• _WHAT YOU WILL DO_:
Give again, word for word, the lines below that run from the line with "Recreate this image" through the line with "import matplotlib.pyplot as plt". Drop the pictures.
>> begin DATASET EXCERPTS
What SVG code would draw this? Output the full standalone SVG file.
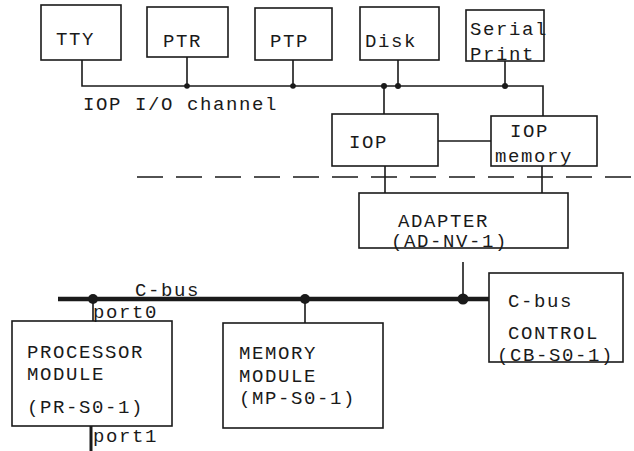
<svg xmlns="http://www.w3.org/2000/svg" width="634" height="451" viewBox="0 0 634 451">
<style>
.box{fill:none;stroke:#1a1a1a;stroke-width:1.6}
.t{font-family:"Liberation Mono","DejaVu Sans Mono",monospace;font-size:19px;letter-spacing:1.6px;fill:#1a1a1a}
.ln{fill:none;stroke:#1a1a1a;stroke-width:1.6}
.dot{fill:#1a1a1a}
</style>
<rect width="634" height="451" fill="#fff"/>
<g id="connectors">
<path class="ln" d="M82,60 V86 H543 V116"/>
<path class="ln" d="M187,57 V86 M293,60 V86 M398,60 V86 M505,61 V86 M384,86 V114"/>
<path class="ln" d="M438,141 H491 M385,166 V193 M542,166 V193"/>
<path class="ln" d="M137,177 H634" stroke-dasharray="26 13"/>
<circle class="dot" cx="187" cy="86" r="2.8"/>
<circle class="dot" cx="293" cy="86" r="2.8"/>
<circle class="dot" cx="384" cy="86" r="3"/>
<circle class="dot" cx="398" cy="86" r="3"/>
<circle class="dot" cx="505" cy="86" r="3"/>
<path class="ln" d="M463,262 V299"/>
<path d="M58,299 H489" stroke="#1a1a1a" stroke-width="4.5" fill="none"/>
<path class="ln" d="M93,299 V321 M305,299 V323"/>
<path d="M91,426 V451" stroke="#1a1a1a" stroke-width="3" fill="none"/>
<circle class="dot" cx="93" cy="299" r="5"/>
<circle class="dot" cx="305" cy="299" r="5"/>
<circle class="dot" cx="463" cy="299" r="5.5"/>
<text class="t" x="83" y="110">IOP I/O channel</text>
<text class="t" x="135" y="296">C-bus</text>
<text class="t" x="93" y="318">port0</text>
<text class="t" x="93" y="442">port1</text>
</g>
<g id="tty"><rect class="box" x="41" y="5" width="80" height="55"/><text class="t" x="56" y="45">TTY</text></g>
<g id="ptr"><rect class="box" x="147" y="7" width="81" height="50"/><text class="t" x="163" y="47">PTR</text></g>
<g id="ptp"><rect class="box" x="255" y="8" width="77" height="52"/><text class="t" x="270" y="47">PTP</text></g>
<g id="disk"><rect class="box" x="360" y="7" width="79" height="53"/><text class="t" x="365" y="47">Disk</text></g>
<g id="serial"><rect class="box" x="466" y="10" width="78" height="51"/><text class="t" x="470" y="35">Serial</text><text class="t" x="470" y="60">Print</text></g>
<g id="iop"><rect class="box" x="332" y="114" width="106" height="52"/><text class="t" x="349" y="148">IOP</text></g>
<g id="iopmem"><rect class="box" x="491" y="116" width="106" height="50"/><text class="t" x="510" y="137">IOP</text><text class="t" x="495" y="162">memory</text></g>
<g id="adapter"><rect class="box" x="359" y="193" width="209" height="55"/><text class="t" x="398" y="227" letter-spacing="2.4">ADAPTER</text><text class="t" x="391" y="247" letter-spacing="2.4">(AD-NV-1)</text></g>
<g id="processor"><rect class="box" x="12" y="321" width="160" height="105"/><text class="t" x="27" y="358">PROCESSOR</text><text class="t" x="27" y="380">MODULE</text><text class="t" x="27" y="413">(PR-S0-1)</text></g>
<g id="memory"><rect class="box" x="223" y="323" width="160" height="105"/><text class="t" x="239" y="359">MEMORY</text><text class="t" x="239" y="382">MODULE</text><text class="t" x="239" y="404">(MP-S0-1)</text></g>
<g id="cbcontrol"><rect class="box" x="489" y="273" width="134" height="89"/><text class="t" x="508" y="307">C-bus</text><text class="t" x="508" y="339">CONTROL</text><text class="t" x="497" y="361">(CB-S0-1)</text></g>
</svg>
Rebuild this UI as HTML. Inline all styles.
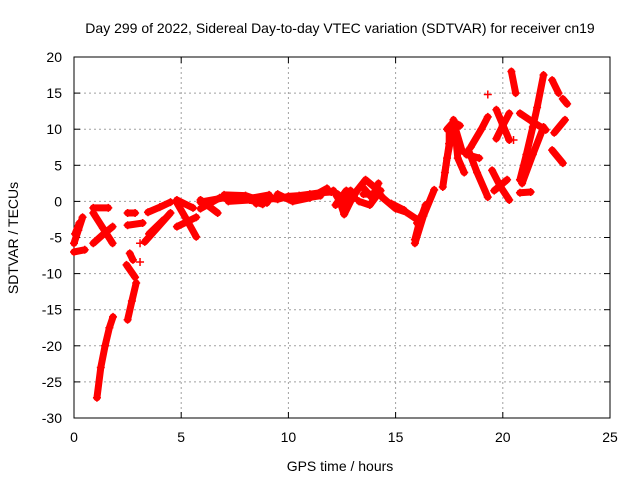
<!DOCTYPE html>
<html><head><meta charset="utf-8"><style>
body{margin:0;background:#fff}
svg{display:block;font-family:"Liberation Sans",sans-serif;font-size:14px}
</style></head><body>
<svg id="chart" width="640" height="480" viewBox="0 0 640 480">
<rect width="640" height="480" fill="#fff"/>
<text x="340" y="33" text-anchor="middle">Day 299 of 2022, Sidereal Day-to-day VTEC variation (SDTVAR) for receiver cn19</text>
<g id="grid"></g>
<g id="axes"></g>
<g id="marks"></g>
<text x="340" y="471" text-anchor="middle">GPS time / hours</text>
<text transform="translate(18,238) rotate(-90)" text-anchor="middle">SDTVAR / TECUs</text>
</svg>
<script>
const xTicks=[0,5,10,15,20,25];
const yTicks=[20,15,10,5,0,-5,-10,-15,-20,-25,-30];
const tracks=[
[[0,-5.8],[0.2,-4],[0.4,-2.2]],
[[0.05,-4.5],[0.25,-3]],
[[0,-7],[0.5,-6.7]],
[[0.9,-1.6],[1.35,-3.7],[1.8,-5.8]],
[[0.9,-5.8],[1.35,-4.6],[1.8,-3.5]],
[[0.9,-0.9],[1.6,-0.9]],
[[1.07,-27.2],[1.25,-23],[1.45,-20],[1.65,-17.5],[1.82,-16]],
[[2.5,-16.4],[2.7,-13.8],[2.9,-11.3]],
[[2.45,-8.8],[2.85,-10.5]],
[[2.6,-7.2],[2.75,-8.1]],
[[3.08,-8.4]],[[3.08,-5.8]],
[[2.5,-1.6],[2.85,-1.6]],
[[2.5,-3.3],[3.2,-3.0]],
[[3.3,-5.6],[3.9,-3.6],[4.5,-1.6]],
[[3.5,-4.5],[4.2,-2.5]],
[[3.45,-1.5],[4,-0.8],[4.5,-0.1]],
[[4.8,0.2],[5.55,-0.9]],
[[4.8,-0.2],[5.25,-2.5],[5.7,-4.9]],
[[4.8,-3.5],[5.7,-2.2]],
[[5.9,0.2],[6.7,-1.6]],
[[5.9,-1],[6.8,0.5]],
[[5.9,-0.1],[7,0.5],[8,0.3],[9.1,0.9]],
[[7,0.9],[8,0.8],[9,-0.2]],
[[7.2,0],[8.2,0.2],[8.8,-0.4]],
[[8.2,0.3],[9,0.5],[9.5,0.3],[10,0.7],[10.5,0.8],[11,1],[11.5,1.2],[12,1.3]],
[[8.5,-0.3],[9.5,0.6],[10.5,0.3],[11.5,0.8]],
[[9.5,1],[10.2,0],[11,0.5],[11.8,1.8]],
[[12.1,1.5],[12.4,0],[12.6,-1.8],[12.9,0],[13.2,1.5]],
[[12.2,-0.5],[12.7,1.5],[13.1,0.5]],
[[12.3,1],[12.6,-0.5],[12.9,1.5]],
[[13.2,1.5],[13.6,3],[14,2],[14.4,0.5]],
[[13.3,0],[13.8,-0.5],[14.3,1.5]],
[[13.5,1],[14.1,1]],
[[13.4,2.2],[13.9,0.5],[14.2,2.5]],
[[14.4,0.5],[15,-1],[15.5,-1.5],[16,-2.5]],
[[14.8,-0.3],[15.4,-1.2]],
[[15.9,-5.3],[16.1,-3],[16.4,-0.5]],
[[16,-3],[16.3,-1.5]],
[[15.9,-5.8],[16.3,-2],[16.8,1.6]],
[[17.2,2],[17.4,6],[17.6,9],[17.7,11.3]],
[[17.3,4],[17.5,8],[17.5,10]],
[[17.4,10],[17.7,11],[18,10.5]],
[[17.5,8],[17.8,10],[18.1,7]],
[[17.8,9],[17.9,6],[18.2,4]],
[[19.3,11.7],[19,10],[18.5,7.5]],
[[18.4,7.1],[18.8,4],[19.3,0.6]],
[[18.3,6.5],[18.9,6]],
[[19.7,12.7],[20,10.6],[20.3,8.5]],
[[19.7,8.7],[20,10.5],[20.3,12.2]],
[[19.5,4.3],[19.9,2],[20.3,0.2]],
[[19.6,1.5],[20.2,3]],
[[20.4,18],[20.6,15]],
[[21.9,17.5],[21.6,13],[21.4,10.3],[21.1,6.5],[20.8,3]],
[[21.9,10.3],[21.4,6.5],[20.9,2.5]],
[[20.8,12.2],[21.4,11],[22,9.9]],
[[22.3,16.8],[22.6,15]],
[[22.8,14.2],[23,13.5]],
[[22.9,11.3],[22.4,9.5]],
[[22.3,7.1],[22.8,5.3]],
[[20.8,1.2],[21.3,1.3]],
[[19.3,14.8]],[[20.5,8.5]]
];
const L=74,R=610,T=57,B=418;
const xs=v=>L+(v-0)/25*(R-L);
const ys=v=>B-(v+30)/50*(B-T);
const NS='http://www.w3.org/2000/svg';
function mk(tag,attrs,parent){const e=document.createElementNS(NS,tag);for(const k in attrs)e.setAttribute(k,attrs[k]);parent.appendChild(e);return e;}
const grid=document.getElementById('grid'),axes=document.getElementById('axes'),marks=document.getElementById('marks');
xTicks.forEach(t=>{
 const x=xs(t);
 if(t>0&&t<25){const g=mk('line',{x1:x,y1:T,x2:x,y2:B,stroke:'#a0a0a0','stroke-dasharray':'2,3'},grid);
 
 }
 mk('line',{x1:x,y1:B,x2:x,y2:B-6,stroke:'#000'},axes);mk('line',{x1:x,y1:T,x2:x,y2:T+6,stroke:'#000'},axes);
 const tx=mk('text',{x:x,y:B+24,'text-anchor':'middle'},axes);tx.textContent=t;
 
 
});
yTicks.forEach(t=>{
 const y=ys(t);
 if(t>-30&&t<20){const g=mk('line',{x1:L,y1:y,x2:R,y2:y,stroke:'#a0a0a0','stroke-dasharray':'2,3'},grid);
 
 }
 mk('line',{x1:L,y1:y,x2:L+6,y2:y,stroke:'#000'},axes);mk('line',{x1:R,y1:y,x2:R-6,y2:y,stroke:'#000'},axes);
 const tx=mk('text',{x:62,y:y+5,'text-anchor':'end'},axes);tx.textContent=t;
 
 
});
mk('rect',{x:L,y:T,width:R-L,height:B-T,fill:'none',stroke:'#000'},axes);
tracks.forEach(tr=>{
 const g=mk('g',{},marks);
 
 
 if(tr.length>1)mk('polyline',{points:tr.map(p=>xs(p[0])+','+ys(p[1])).join(' '),fill:'none',stroke:'#f00','stroke-width':7,'stroke-linejoin':'round','stroke-linecap':'round'},g);
 tr.forEach(p=>{const x=xs(p[0]),y=ys(p[1]);
  mk('path',{d:`M${x-4},${y}H${x+4}M${x},${y-4}V${y+4}`,stroke:'#f00','stroke-width':1.5},g);});
});
</script>
</body></html>
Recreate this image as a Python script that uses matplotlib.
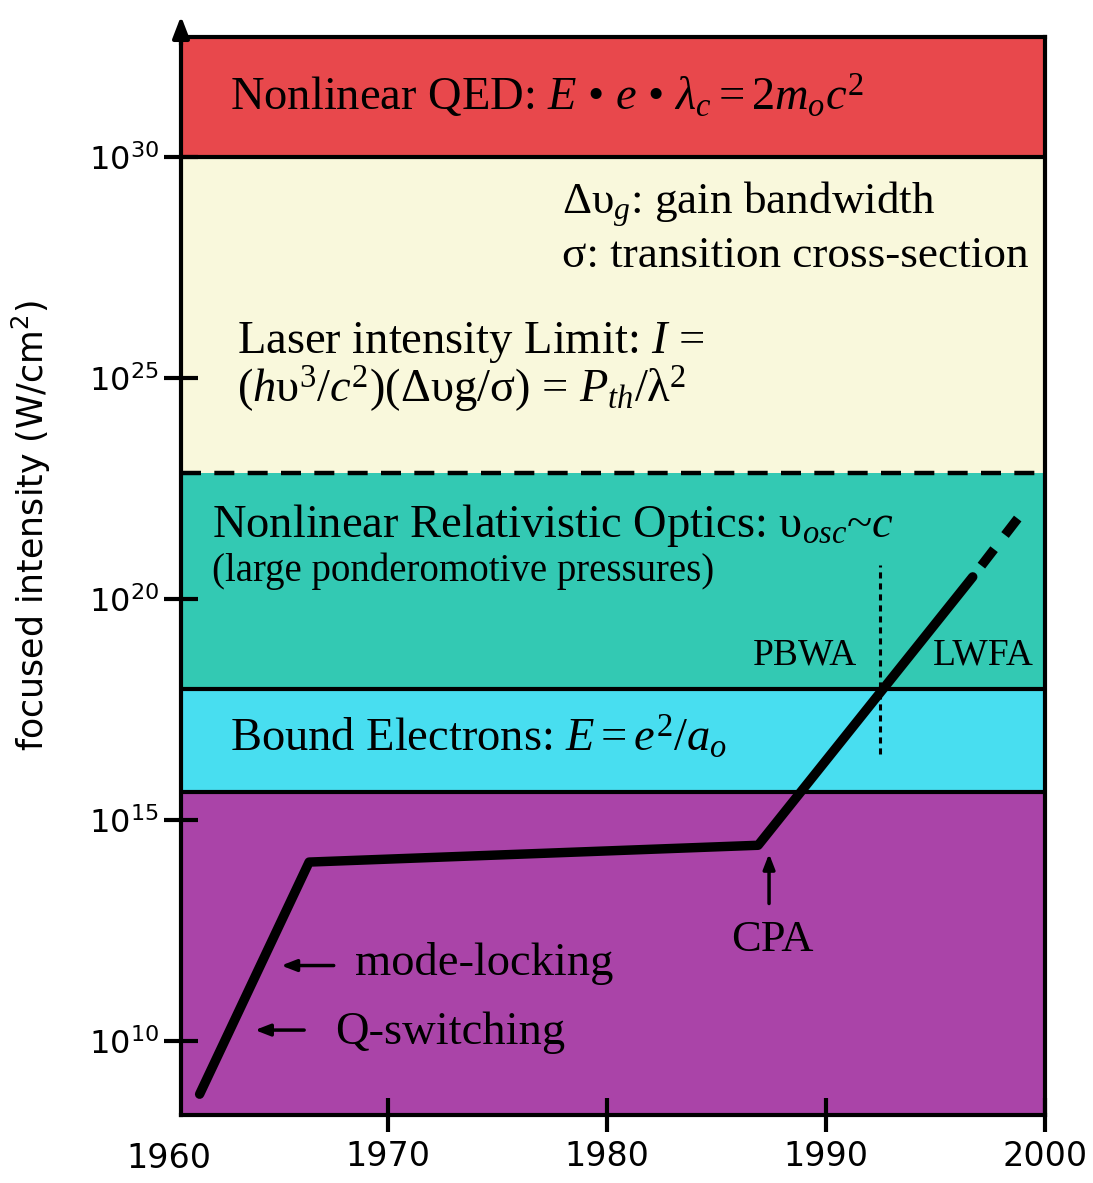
import numpy as np
import matplotlib
matplotlib.use("Agg")
import matplotlib.pyplot as plt

plt.rcParams['font.family'] = ['DejaVu Sans']
plt.rcParams['mathtext.fontset'] = 'custom'
plt.rcParams['mathtext.rm'] = 'Liberation Serif'
plt.rcParams['mathtext.it'] = 'Liberation Serif:italic'
plt.rcParams['mathtext.bf'] = 'Liberation Serif:bold'

# ---- data ----
years = [1961.4, 1966.4, 1986.9, 1996.7]
log_intensity = [8.8, 14.05, 14.43, 20.5]
proj_years = [1996.7, 1998.8]
proj_log_intensity = [20.5, 21.85]

band_edges = [8.33, 15.63, 17.96, 22.85, 30.0, 32.71]   # log10 intensity
band_colors = ['#AA44A8', '#48DEF0', '#33C9B3', '#F9F8DC', '#E8484C']

xticks = [1970, 1980, 1990, 2000]
xticklabels = ['1970', '1980', '1990', '2000']
ytick_exps = [10, 15, 20, 25, 30]

serif = 'Liberation Serif'

fig = plt.figure(figsize=(10.93, 11.83), dpi=100)
ax = fig.add_axes([0.1656, 0.0575, 0.7905, 0.9112])
ax.set_yscale('log')
ax.set_xlim(1960.55, 2000)
ax.set_ylim(10**band_edges[0], 10**band_edges[-1])

for lo, hi, c in zip(band_edges[:-1], band_edges[1:], band_colors):
    ax.axhspan(10**lo, 10**hi, color=c, zorder=0, lw=0)

# band boundaries
ax.axhline(10**band_edges[1], color='black', lw=3, zorder=2)
ax.axhline(10**band_edges[2], color='black', lw=3, zorder=2)
ax.axhline(10**band_edges[3], color='black', lw=3.2, ls=(0, (4.5, 3)), zorder=2)
ax.axhline(10**band_edges[4], color='black', lw=3, zorder=2)

# dotted vertical divider PBWA / LWFA
ax.plot([1992.47, 1992.47], [10**16.5, 10**20.77], color='black', lw=2.2,
        ls=(0, (2, 1.6)), zorder=3)

# main curve
ax.plot(years, 10**np.array(log_intensity), color='black', lw=6.8,
        solid_joinstyle='round', solid_capstyle='round', zorder=4)
ax.plot(proj_years, 10**np.array(proj_log_intensity), color='black', lw=6.8,
        ls=(2.6, (2.2, 1.9)), dash_capstyle='butt', zorder=4)

fs = 33.5
def T(x, y, s, size=fs, ha='left'):
    ax.text(x, 10**y, s, fontsize=size, family=serif, ha=ha, va='center', zorder=5)

T(1962.79, 31.36, r"Nonlinear QED: $E$ • $e$ • $\lambda_c = 2m_o c^2$")
T(1977.95, 28.93, r"Δυ$_g$: gain bandwidth", size=32.5)
T(1977.95, 27.76, r"σ: transition cross-section", size=32.5)
T(1963.1, 25.81, r"Laser intensity Limit: $I$ =")
T(1963.1, 24.73, r"($h$υ$^3$/$c^2$)(Δυg/σ) = $P_{th}$/λ$^2$")
T(1961.96, 21.67, r"Nonlinear Relativistic Optics: υ$_{osc}$~$c$")
T(1961.96, 20.62, "(large ponderomotive pressures)", size=28)
T(1991.42, 18.73, "PBWA", size=27, ha='right')
T(1994.89, 18.73, "LWFA", size=27)
T(1962.79, 16.86, r"Bound Electrons: $E = e^2/a_o$")
T(1987.53, 12.29, "CPA", size=32, ha='center')
T(1968.49, 11.76, "mode-locking")
T(1967.58, 10.18, "Q-switching")

arrow_kw = dict(arrowstyle='-|>,head_length=0.9,head_width=0.35', color='black', lw=2.5)
ax.annotate('', xy=(1987.4, 10**14.3), xytext=(1987.4, 10**13.05), arrowprops=arrow_kw, zorder=5)
ax.annotate('', xy=(1965.0, 10**11.71), xytext=(1967.65, 10**11.71), arrowprops=arrow_kw, zorder=5)
ax.annotate('', xy=(1963.8, 10**10.25), xytext=(1966.3, 10**10.25), arrowprops=arrow_kw, zorder=5)

# axes styling
for sp in ax.spines.values():
    sp.set_linewidth(3)
    sp.set_zorder(6)
ax.set_xticks(xticks)
ax.set_xticklabels(xticklabels)
ax.set_yticks([10.0**e for e in ytick_exps])
ax.set_yticklabels([r"$\mathdefault{10^{%d}}$" % e for e in ytick_exps])
ax.minorticks_off()
ax.tick_params(axis='both', direction='inout', length=24, width=3, labelsize=23, pad=4)
ax.tick_params(axis='x', labelsize=24, pad=6)
ax.text(1960.0, 10**band_edges[0] / 10**0.62, '1960', fontsize=24,
        ha='center', va='top', clip_on=False)

ax.set_ylabel(r"focused intensity (W/cm$\mathdefault{^2}$)", fontsize=25)
ax.yaxis.set_label_coords(-0.148, 0.547)

# arrow at top of y axis
ax.annotate('', xy=(0, 1.022), xytext=(0, 0.99), xycoords='axes fraction',
            arrowprops=dict(arrowstyle='-|>,head_length=1.3,head_width=0.5', color='black', lw=3),
            annotation_clip=False, zorder=7)

fig.savefig('out.png', dpi=100)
>> end DATASET EXCERPTS
• _FULL ANSWER_:
Recreate this image as a Python script that uses matplotlib.
import numpy as np
import matplotlib
matplotlib.use("Agg")
import matplotlib.pyplot as plt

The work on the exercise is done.